Dans le roman Les Anges Noirs (1936), François Mauriac met aux prises un criminel endurci au bout du rouleau et un jeune prêtre haï de ses paroissiens mais « confiant jusqu’à la folie ».
Gabriel Gardère a une cinquantaine d’années. Il porte le prénom d’un archange, mais son patronyme évoque un gredin, un homme dégradé ; Gabriel est un ange noir de péché. Alain Forcas est deux fois plus jeune que Gabriel. C’est le curé de Liogeats. Il a accueilli au presbytère sa sœur, qui menait à Paris une vie de débauche : les paroissiens sont convaincus qu’il entretient une prostituée. Ils l’ostracisent et le persécutent. L’abbé Forcas est un mystique, qui vit dans sa chair le mystère de la passion du Christ. C’est un ange noir, pour la soutane qu’il porte et aussi pour l’obscurité de ce qui l’environne.
C’est qu’à Liogeats (le village de Léogeats, près de Malagar en Gironde, à peine dissimulé), « on s’occupe des propriétés, de la volaille, du cochon… Tout le reste… pfu ! » dit un personnage du roman. Par la séduction et avec un cynisme total, Gradère, fils de paysans, a réussi à épouser Adila, une châtelaine. Il est lui-même soumis au chantage d’Adeline, une prostituée avec qui il a trafiqué des femmes et de la drogue à Paris. Il s’oppose frontalement à Symphorien Desbats, un cousin par alliance qui a entrepris de le dépouiller de ses propriétés. L’atmosphère est empoisonnée. Gradère est résolu à assassiner Aline et à faire mourir Symphorien de peur.
Gradère tue Aline. Il a bien compris qu’il est au bout de son chemin. Lui de poumons fragiles, il s’expose au froid et à la pluie. Il va mourir de pleurésie. Il sait qu’un seul homme peut le comprendre : Alain. Comme Gabriel, Alain vit sur la crête entre le bien et le mal. Il est habité par la passion du Christ, sali par les souillures et le sang du corps du crucifié. La crucifixion de Jésus a l’odeur du mal absolu. C’est pourquoi Gabriel, qui s’est livré toute sa vie à des « soifs obscures », « au-delà de l’assouvissement », voit en Alain un autre soi-même.
Au moment où Gabriel, vidé de son fardeau, s’apprête à quitter ce monde pour le ciel, débordant de joie, Alain ressent une profonde angoisse. « Sa foi, son espérance, son amour, il en avait comblé cet homme ; il se sentait comme vidé de son trésor. » Il croit profondément qu’il existe des saints et des damnés, des êtres sauvés et des êtres perdus.

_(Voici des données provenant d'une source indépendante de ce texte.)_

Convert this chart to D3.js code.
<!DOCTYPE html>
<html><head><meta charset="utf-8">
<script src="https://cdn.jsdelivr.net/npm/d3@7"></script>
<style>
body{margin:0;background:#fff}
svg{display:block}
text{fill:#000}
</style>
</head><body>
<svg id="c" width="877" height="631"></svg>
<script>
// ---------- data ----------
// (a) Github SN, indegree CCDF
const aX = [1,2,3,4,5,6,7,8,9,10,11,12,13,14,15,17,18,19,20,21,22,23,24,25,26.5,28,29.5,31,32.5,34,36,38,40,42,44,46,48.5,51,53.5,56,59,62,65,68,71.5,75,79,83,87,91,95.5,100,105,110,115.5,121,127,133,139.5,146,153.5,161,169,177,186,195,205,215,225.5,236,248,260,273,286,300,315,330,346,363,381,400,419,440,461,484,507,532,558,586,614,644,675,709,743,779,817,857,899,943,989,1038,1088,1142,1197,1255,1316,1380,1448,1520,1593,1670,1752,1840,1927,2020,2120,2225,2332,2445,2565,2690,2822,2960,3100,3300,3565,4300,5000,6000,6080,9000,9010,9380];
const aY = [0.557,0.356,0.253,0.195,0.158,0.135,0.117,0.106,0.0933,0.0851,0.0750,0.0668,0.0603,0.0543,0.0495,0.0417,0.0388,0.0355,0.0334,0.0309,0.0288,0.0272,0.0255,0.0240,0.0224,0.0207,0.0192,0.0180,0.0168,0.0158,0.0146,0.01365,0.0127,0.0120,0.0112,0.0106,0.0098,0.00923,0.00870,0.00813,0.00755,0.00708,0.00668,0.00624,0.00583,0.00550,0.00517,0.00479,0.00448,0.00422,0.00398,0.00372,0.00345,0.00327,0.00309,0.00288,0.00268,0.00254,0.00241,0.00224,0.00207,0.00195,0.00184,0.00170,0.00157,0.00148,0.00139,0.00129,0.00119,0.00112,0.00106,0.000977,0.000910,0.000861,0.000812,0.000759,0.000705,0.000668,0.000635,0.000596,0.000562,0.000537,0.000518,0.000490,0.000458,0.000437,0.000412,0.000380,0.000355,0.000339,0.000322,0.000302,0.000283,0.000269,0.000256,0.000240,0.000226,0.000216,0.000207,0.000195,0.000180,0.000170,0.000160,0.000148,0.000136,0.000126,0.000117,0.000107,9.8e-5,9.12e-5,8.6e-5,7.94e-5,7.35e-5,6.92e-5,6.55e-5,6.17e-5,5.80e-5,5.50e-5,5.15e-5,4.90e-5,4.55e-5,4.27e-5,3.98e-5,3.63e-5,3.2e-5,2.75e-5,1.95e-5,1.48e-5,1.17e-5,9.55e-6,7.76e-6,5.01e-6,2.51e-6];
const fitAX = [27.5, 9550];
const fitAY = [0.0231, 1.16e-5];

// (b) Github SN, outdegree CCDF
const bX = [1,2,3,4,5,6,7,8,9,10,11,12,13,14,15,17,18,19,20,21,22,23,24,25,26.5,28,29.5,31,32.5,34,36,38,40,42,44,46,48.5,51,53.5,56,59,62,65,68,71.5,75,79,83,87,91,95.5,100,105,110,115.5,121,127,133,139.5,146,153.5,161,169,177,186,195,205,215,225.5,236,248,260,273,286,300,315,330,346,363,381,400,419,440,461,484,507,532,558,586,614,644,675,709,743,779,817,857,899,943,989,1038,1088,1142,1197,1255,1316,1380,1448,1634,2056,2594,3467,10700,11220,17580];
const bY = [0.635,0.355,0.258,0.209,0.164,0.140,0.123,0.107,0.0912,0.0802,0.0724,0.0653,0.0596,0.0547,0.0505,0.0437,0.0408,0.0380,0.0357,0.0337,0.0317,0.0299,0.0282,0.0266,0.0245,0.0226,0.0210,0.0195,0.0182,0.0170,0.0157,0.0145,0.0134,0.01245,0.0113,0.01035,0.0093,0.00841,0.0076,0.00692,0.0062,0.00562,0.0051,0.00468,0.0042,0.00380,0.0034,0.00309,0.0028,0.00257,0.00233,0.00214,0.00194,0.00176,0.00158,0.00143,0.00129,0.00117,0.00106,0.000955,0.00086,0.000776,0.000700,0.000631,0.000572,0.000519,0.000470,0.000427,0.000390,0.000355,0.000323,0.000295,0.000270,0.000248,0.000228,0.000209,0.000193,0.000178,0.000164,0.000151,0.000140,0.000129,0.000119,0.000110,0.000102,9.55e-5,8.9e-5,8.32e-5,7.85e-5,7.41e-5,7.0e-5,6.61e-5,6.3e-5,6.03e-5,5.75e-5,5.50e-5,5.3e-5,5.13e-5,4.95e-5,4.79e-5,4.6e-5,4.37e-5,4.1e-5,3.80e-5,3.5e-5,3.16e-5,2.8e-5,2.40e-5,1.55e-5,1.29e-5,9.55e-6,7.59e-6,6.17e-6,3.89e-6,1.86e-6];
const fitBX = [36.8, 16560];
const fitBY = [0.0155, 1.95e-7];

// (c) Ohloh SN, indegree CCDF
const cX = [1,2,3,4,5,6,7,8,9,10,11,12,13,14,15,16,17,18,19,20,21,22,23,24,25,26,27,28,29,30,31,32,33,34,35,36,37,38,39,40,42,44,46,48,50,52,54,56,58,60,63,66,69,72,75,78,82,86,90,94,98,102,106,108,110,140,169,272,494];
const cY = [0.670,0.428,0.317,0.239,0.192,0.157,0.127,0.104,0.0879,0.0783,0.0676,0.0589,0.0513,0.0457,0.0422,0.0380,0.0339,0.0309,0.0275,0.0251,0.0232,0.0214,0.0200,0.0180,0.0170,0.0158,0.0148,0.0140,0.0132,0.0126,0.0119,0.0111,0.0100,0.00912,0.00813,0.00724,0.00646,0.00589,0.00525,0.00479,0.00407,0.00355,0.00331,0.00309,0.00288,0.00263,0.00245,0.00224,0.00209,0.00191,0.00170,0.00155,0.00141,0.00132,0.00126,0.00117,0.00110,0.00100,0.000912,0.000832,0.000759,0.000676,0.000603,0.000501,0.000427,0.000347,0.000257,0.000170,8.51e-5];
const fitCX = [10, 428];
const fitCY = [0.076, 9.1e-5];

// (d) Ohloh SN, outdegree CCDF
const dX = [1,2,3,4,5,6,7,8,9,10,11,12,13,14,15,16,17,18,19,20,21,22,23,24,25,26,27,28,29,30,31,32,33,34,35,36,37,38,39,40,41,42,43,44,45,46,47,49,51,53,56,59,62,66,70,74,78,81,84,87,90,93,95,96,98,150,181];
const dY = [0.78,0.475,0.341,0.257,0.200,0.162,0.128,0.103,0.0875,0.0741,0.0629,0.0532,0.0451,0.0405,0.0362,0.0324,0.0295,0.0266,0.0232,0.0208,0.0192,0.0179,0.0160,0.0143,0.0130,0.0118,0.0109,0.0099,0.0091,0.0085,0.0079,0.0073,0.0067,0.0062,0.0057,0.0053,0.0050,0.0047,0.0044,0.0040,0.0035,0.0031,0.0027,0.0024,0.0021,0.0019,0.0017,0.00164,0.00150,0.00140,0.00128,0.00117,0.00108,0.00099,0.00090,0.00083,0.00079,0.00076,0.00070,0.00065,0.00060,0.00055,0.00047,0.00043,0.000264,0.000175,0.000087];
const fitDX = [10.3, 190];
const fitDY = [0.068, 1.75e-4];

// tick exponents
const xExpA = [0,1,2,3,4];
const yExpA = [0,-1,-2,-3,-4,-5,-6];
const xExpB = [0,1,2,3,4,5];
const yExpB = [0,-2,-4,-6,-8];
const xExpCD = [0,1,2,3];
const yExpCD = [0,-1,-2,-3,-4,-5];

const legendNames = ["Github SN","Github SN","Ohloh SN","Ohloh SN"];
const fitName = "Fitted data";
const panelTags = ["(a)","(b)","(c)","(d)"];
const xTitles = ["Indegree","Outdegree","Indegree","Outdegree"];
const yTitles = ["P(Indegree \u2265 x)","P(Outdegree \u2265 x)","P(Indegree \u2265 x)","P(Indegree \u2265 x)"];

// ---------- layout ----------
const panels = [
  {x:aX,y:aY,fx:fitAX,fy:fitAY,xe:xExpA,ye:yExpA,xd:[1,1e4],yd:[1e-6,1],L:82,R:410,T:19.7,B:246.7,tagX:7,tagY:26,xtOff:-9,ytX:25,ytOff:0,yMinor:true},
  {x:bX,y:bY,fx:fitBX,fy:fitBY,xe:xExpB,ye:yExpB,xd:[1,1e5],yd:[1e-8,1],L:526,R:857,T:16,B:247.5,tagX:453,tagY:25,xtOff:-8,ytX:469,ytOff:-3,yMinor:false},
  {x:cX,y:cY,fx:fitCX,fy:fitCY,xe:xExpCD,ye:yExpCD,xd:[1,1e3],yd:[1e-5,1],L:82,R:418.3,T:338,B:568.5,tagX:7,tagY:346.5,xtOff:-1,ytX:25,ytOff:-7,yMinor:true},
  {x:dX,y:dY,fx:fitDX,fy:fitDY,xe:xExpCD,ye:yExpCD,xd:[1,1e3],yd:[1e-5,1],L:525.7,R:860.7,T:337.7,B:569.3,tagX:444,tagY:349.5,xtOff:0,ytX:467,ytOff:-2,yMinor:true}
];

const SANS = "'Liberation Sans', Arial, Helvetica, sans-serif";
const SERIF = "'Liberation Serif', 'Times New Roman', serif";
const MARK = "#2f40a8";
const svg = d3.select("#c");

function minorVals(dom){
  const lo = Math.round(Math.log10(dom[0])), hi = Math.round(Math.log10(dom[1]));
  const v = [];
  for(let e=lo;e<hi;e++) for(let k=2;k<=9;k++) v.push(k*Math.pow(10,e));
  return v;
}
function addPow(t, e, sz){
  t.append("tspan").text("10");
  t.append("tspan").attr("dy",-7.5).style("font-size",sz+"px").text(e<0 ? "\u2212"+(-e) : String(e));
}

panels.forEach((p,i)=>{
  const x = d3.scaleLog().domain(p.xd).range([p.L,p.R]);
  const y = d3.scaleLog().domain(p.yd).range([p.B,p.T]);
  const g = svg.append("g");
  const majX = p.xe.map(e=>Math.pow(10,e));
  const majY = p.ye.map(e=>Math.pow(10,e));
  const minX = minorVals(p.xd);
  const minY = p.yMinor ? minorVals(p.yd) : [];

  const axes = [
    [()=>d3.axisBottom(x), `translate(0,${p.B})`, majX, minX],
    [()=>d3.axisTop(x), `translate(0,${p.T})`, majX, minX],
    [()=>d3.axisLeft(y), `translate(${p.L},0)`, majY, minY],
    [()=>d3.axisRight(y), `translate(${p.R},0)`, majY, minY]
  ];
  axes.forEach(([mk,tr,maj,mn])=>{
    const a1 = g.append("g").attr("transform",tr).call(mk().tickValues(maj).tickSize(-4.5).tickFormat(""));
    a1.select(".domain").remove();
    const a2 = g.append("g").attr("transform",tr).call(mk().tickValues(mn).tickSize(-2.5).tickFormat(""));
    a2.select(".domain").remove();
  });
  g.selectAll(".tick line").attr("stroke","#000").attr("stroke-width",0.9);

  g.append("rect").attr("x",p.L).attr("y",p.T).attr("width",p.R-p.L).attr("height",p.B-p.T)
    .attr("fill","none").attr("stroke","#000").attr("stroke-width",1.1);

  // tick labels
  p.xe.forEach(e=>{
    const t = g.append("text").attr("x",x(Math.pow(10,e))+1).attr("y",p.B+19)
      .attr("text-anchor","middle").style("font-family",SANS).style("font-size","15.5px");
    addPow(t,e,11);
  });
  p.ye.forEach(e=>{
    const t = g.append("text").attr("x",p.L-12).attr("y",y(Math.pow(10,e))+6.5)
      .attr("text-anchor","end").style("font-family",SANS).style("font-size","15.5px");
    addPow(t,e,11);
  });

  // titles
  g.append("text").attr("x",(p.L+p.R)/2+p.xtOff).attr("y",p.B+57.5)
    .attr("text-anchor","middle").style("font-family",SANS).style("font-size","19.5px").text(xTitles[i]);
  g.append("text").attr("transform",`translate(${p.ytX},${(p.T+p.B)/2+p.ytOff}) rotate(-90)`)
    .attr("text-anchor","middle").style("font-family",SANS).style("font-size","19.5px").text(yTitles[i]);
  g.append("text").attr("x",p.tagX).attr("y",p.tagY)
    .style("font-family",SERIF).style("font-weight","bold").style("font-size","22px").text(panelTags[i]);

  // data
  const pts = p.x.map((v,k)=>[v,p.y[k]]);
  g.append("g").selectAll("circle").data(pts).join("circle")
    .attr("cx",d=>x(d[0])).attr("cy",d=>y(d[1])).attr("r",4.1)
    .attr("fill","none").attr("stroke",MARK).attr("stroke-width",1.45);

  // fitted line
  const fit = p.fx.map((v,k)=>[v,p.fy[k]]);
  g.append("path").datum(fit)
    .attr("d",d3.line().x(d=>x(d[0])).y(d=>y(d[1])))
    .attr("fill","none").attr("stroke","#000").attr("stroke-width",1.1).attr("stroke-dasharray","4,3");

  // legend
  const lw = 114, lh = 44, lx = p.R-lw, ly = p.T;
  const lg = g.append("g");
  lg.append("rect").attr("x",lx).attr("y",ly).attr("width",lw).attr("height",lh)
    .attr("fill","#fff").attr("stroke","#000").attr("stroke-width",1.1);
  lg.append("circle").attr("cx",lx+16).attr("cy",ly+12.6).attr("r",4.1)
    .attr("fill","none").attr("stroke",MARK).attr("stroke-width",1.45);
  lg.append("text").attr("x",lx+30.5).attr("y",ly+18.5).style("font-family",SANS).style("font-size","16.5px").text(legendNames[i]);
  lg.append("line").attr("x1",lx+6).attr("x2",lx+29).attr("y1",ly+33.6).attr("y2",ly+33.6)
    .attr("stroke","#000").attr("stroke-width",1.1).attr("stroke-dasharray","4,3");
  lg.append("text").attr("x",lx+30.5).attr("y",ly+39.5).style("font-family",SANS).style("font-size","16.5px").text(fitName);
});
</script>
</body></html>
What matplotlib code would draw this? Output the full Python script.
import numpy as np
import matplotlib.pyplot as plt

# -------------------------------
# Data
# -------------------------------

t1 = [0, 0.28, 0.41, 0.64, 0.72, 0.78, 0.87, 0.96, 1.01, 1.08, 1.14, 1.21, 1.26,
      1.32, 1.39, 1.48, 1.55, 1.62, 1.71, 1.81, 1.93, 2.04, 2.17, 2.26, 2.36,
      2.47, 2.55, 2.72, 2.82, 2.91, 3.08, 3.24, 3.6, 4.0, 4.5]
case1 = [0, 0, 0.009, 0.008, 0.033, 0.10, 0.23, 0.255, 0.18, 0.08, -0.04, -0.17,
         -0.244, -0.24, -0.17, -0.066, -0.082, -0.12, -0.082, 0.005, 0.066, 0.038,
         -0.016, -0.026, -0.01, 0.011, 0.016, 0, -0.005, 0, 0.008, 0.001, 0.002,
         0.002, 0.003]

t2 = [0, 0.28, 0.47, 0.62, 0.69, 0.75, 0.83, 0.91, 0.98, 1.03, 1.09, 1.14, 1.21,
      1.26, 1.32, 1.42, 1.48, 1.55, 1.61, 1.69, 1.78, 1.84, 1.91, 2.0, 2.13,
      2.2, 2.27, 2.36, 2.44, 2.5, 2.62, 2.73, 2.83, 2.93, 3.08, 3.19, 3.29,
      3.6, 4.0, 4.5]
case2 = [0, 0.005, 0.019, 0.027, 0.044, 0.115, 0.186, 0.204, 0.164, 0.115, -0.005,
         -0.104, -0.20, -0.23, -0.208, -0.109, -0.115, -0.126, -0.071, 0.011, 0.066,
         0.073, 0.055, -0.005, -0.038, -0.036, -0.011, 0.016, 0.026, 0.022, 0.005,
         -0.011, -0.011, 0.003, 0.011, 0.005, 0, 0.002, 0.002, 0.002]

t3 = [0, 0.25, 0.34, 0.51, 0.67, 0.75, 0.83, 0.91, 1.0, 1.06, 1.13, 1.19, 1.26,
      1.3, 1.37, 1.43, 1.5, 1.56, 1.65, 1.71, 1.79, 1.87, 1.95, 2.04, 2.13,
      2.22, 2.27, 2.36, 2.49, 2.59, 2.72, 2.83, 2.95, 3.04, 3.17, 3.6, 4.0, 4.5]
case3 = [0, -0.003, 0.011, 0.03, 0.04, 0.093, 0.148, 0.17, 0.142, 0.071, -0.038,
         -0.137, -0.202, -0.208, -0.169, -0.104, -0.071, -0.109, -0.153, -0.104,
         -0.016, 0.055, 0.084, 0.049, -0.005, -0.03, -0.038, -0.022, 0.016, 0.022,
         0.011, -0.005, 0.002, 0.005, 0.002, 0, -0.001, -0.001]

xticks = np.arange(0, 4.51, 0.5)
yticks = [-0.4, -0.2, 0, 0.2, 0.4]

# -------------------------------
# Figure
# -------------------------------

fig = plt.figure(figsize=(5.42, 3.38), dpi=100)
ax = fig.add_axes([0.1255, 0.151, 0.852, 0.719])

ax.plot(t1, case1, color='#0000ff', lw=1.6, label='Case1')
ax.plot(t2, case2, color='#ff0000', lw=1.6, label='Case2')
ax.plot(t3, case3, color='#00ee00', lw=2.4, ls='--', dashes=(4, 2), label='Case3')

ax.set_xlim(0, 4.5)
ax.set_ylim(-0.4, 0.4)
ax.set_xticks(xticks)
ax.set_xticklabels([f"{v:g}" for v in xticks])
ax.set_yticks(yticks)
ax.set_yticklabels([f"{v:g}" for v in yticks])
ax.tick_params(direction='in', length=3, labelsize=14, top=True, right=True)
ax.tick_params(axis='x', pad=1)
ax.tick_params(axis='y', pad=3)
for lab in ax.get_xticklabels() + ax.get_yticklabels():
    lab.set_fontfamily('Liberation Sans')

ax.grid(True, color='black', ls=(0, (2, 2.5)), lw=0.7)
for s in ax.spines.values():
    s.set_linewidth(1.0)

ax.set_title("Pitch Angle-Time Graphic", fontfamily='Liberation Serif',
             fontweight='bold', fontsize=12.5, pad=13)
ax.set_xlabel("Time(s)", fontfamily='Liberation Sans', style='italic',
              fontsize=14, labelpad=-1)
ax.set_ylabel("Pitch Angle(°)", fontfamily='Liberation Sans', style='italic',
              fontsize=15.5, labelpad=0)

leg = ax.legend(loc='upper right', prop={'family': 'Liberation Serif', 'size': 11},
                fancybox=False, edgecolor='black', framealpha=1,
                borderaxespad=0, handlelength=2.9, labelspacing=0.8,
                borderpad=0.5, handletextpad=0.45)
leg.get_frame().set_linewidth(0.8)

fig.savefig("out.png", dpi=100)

Il se sent floué : serait-il possible que le criminel soit sauvé et que lui, héros de la sainteté, soit damné ?
Mais « malgré ce cyclone à la surface de son âme, une autre voix intérieure, mais étouffée par la distance, s’élevait, traversait un abîme d’angoisse et le touchait au cœur : « je suis là, ne craint rien. J’y suis, j’y suis, pour toujours ». »
Le roman porte une part d’immoralité. Les habitants du château de Liogeats s’accordent pour taire à la Justice le coupable et les circonstances du meurtre d’Aline. Pour François Mauriac, la justice de Dieu est plus grande que celle des hommes. Cette conviction fut le fondement de son attitude rebelle, sa capacité à dénoncer l’inacceptable, de l’occupation allemande à la guerre d’Algérie. Mais on sent le risque de dérive théocratique qui, en d’autres contextes, pourrait saper les bases mêmes de la démocratie.
Il y a dans ce roman de magnifiques moments de littérature. Andrès, le fils de Gabriel, vient de découvrir que son père est un assassin. Il est consolé par Catherine, sa cousine mais aussi la femme qu’il doit épouser : « La fille frêle soutenait le jeune chêne foudroyé qui la recouvrait de son feuillage plein de pluie. Elle prenait sa part d’une terrible douleur : quelque chose enfin qu’ils partageaient ! Parce qu’ils avaient rompu ensemble ce pain noir, tout leur serait commun désormais. Ils mêlèrent leurs larmes. Mais tandis que lui, de toute sa puissance, aspirait à la mort, elle, les yeux clos, comme un enfant qui tète, la figure écrasée contre le sein, elle buvait pour la première fois à cette source brûlante, elle se repaissait de ce vaincu. »
Les enfants de Xavier, qui ne doivent guère fréquenter les sacristies, lisent-ils encore Mauriac? Pour les « vieux’, le bourgeois bordelais, c’est le bloc notes de l’Express et le militant de la décolonisation, tout autant que le romancier. Les a t’ ils emmenés à Malagar pour leur faire admirer ce qui n’est plus , avec les constructions, la plus belle vue du monde.